Gilmar Eitelwein: A música de identificação cultural com os movimentos sociais, com a sociedade, com o folclore, com o regional, não tem onde circular mais, a não ser em suas próprias redes. A cultura, a música não circulam mais. A luta que tivemos aqui para manter a FM Cultura e a TVE, e a muito custo mantivemos. Onde circula essa música com identificação cultural, não estou falando dessa música de cultura de massa que é o que as pessoas ouvem direto no rádio, na TV.
Juarez Fonseca: Os paradigmas vão ter que mudar, ninguém vai ficar esperando ser o que era, alguma coisa nova vai acontecer para o bem ou para o mal.
Zé Martins: Fazendo uma auto crítica, nós deveríamos ter cantado muito mais Chico Buarque, Milton Nascimento, Belchior para que não acontecesse o que está acontecendo hoje, de muitos vivendo como os seus próprios pais, mantendo os mesmos valores, e às vezes até mais conservadores do que os pais foram.
Mas apesar de tudo isso, avançamos internacionalmente, fizemos parte do movimento Canto de Todos, uma confraria de trovadores presidida pelo músico da nova trova cubana, Vicente Feliú. E o Vicente nos trouxe em 2010 uma missão, que era musicar os poemas do poeta cubano Antonio Guerrero, que estava preso em Miami, há 12 anos, com uma condenação perpétua. E essas poesias que o Antonio fez em novembro e dezembro de 2009, nós recebemos no Fórum Social Mundial em 2010. Os poemas foram entregues ao Unamérica, ao Pedro Munhoz e o Raul Ellwanger, e surge o CD Pássaro Poeta. Levamos sete anos fazendo esse trabalho, pago com nossos recursos, sem patrocínio de ninguém, músicos que trabalharam conosco aqui do Rio Grande do Sul, de outros estados e países como Argentina, Cuba, que gravaram espontaneamente. É um trabalho de poesia. Esses textos do Antonio falam de amor, que é a grande forma de mudar o mundo. E as poesias são todas falando de amor, com raríssimas exceções.

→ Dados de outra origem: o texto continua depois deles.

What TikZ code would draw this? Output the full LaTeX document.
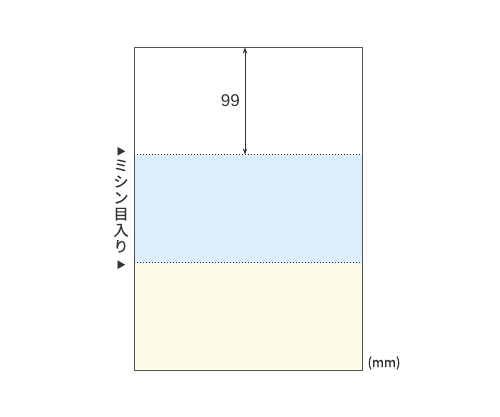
\documentclass[tikz,border=0pt]{standalone}
\usepackage{fontspec}
\setmainfont{Liberation Sans}
\newfontfamily\jpfont[FakeBold=0.4]{Noto Sans CJK JP}
\usetikzlibrary{arrows.meta}
\definecolor{bandblue}{RGB}{220,238,251}
\definecolor{bandcream}{RGB}{254,251,234}
\definecolor{edge}{RGB}{85,85,85}
\definecolor{ink}{RGB}{51,51,51}
\begin{document}
\begin{tikzpicture}[x=1pt,y=-1pt,
  perf/.style={draw=ink,line width=0.9pt,dash pattern=on 1pt off 2pt},
  dim/.style={draw=ink,line width=0.8pt,{Stealth[length=6pt,width=4.5pt]}-{Stealth[length=6pt,width=4.5pt]}},
  lbl/.style={text=ink,inner sep=0pt}]
\useasboundingbox (0,0) rectangle (500,417);
% bands
\fill[bandblue] (133.5,154.5) rectangle (361.5,262.5);
\fill[bandcream] (133.5,262.5) rectangle (361.5,369.5);
% page outline
\node[draw=edge,line width=0.9pt,minimum width=228pt,minimum height=322pt,inner sep=0pt,anchor=north west] (page) at (133.5,47.5) {};
% perforation lines
\coordinate (p1l) at (133.5,154.5);
\coordinate (p1r) at (361.5,154.5);
\coordinate (p2l) at (133.5,262.5);
\coordinate (p2r) at (361.5,262.5);
\draw[perf] (p1l) -- (p1r);
\draw[perf] (p2l) -- (p2r);
% dimension
\coordinate (dtop) at (245,47.5);
\coordinate (dbot) at (245,154.5);
\draw[dim] (dtop) -- (dbot);
\node[lbl,font=\fontsize{17}{17}\selectfont,anchor=east] (n99) at (240,101) {99};
% vertical label
\node[lbl,align=center,font=\jpfont\fontsize{15}{16.2}\selectfont] (perflabel) at (121,208)
  {{\fontsize{9}{9}\selectfont ▶}\\ミ\\シ\\ン\\目\\入\\り\\{\fontsize{9}{9}\selectfont ▶}};
% unit
\node[lbl,font=\jpfont\fontsize{13}{13}\selectfont] (unit) at (384,363) {(mm)};
\end{tikzpicture}
\end{document}
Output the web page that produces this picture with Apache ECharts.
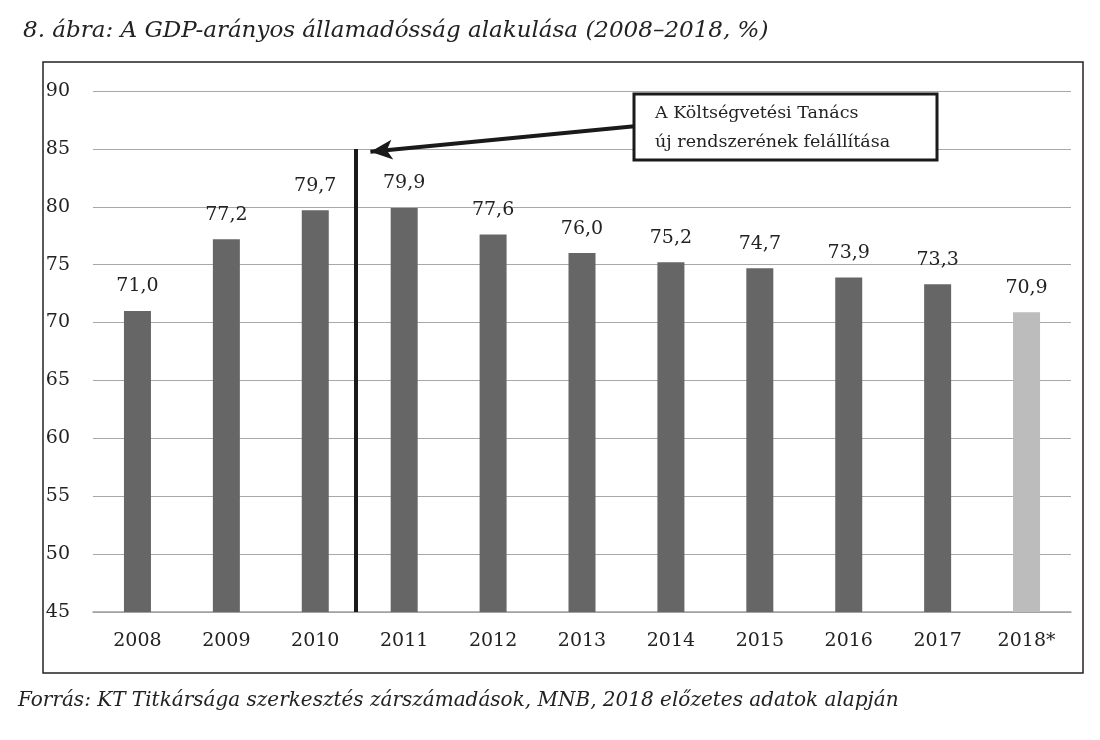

Dão Real: Temos também o sentimento que não se pode ficar como está. Esse processo que está em curso precisa ser interrompido. O meio todo construiu um ambiente onde esse tipo de música (protesto, contestação) só acontece por iniciativas individuais e sacrifícios individuais, quem vai viver de música certamente não vai fazer esse tipo de coisa. Temos que estar disposto a encontrar gente que use a música para algo maior do que simplesmente a música, contrariando frontalmente todo o paradigma atual. Esse trabalho do Pássaro Poeta é um trabalho de resistência, a gente traz para o Brasil uma figura absolutamente desconhecida no país, que é o Antonio Guerrero, depois que ele já estava há mais de 10 anos preso injustamente nos Estados Unidos, e a gente traz as poesias dele cantadas por nós. Isso talvez ajude a construir um movimento de resistência.
Hoje a resistência é o amor porque a onda é do ódio, tenho que ir com o amor, que é única forma de combater o ódio. Quando a gente consegue dar uma leitura política a uma poesia de amor, como são as poesias do Antonio Guerrero, acho que a gente consegue, de alguma forma, encontrar um instrumento para seguir a luta, seguir fazendo a resistência.
Uma das alternativas é a gente conseguir trabalhar nas escolas, fazer com que essa música seja acessível dentro das escolas, esse me parece um caminho importante para construir novas gerações.